Nieman Conference: Thoughts on Day Two, P.M.

Over lunch, a bunch of strangers and I tried to figure out how to save the newspaper business. We didn’t succeed in finding a solution, but the brownies were quite tasty.

For the first afternoon session, went to “Conversation on Craft” on Magazines. The conversation focused on this powerful feature story from the New Yorker: The Last Tour by William Finnegan. Interesting session, from which my biggest take away is that William Finnegan is a hell of writer.
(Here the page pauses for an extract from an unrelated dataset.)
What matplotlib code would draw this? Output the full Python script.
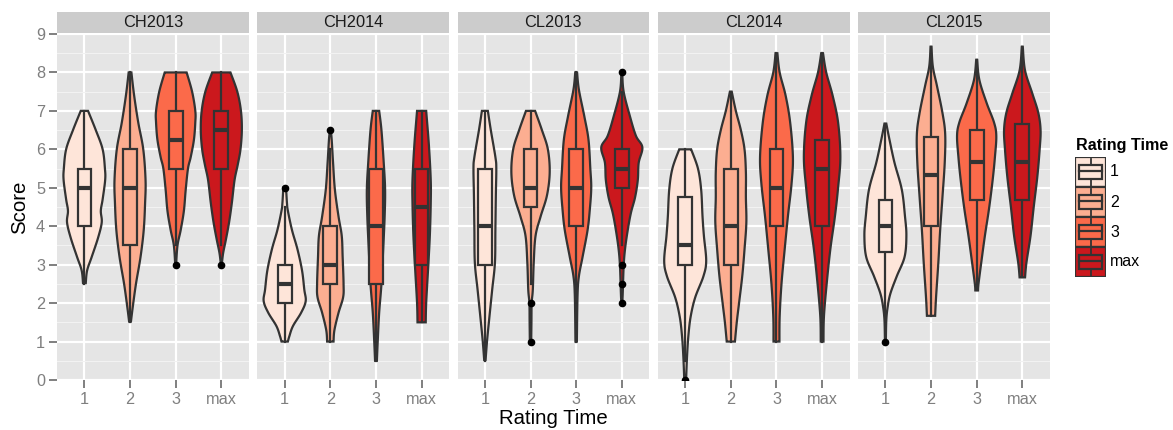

The second afternoon session was a tough call. I wanted to attend five of the seven sessions, but ultimately wound up in Tom French’s talk on “getting organized, mapping a story, finding a structure.” This handout is a great summary. Again, I was really impressed with Tom French. A few interesting tidbits you won’t find on the handout:

  • Cover of 'D.C. Comics Guide to Writing Comics'The best book on structure, according to French, is the D.C. Comics Guide to Writing Comics. Seriously.
  • Readers are smarter and more open to new approaches than we think. Reader are often ready for a lot more than editors and writers expect. The conventional wisdom about what they read or won’t read is often wrong. Sometimes, you can bury the lede and the world wont come to the end…
  • Even great writers often think their work sucks, especially when their working on it. It is common, he says, to be frequently “fighting off panic and terror.” “It’s good to be scared,” French says. “That means that you’re pushing yourself.”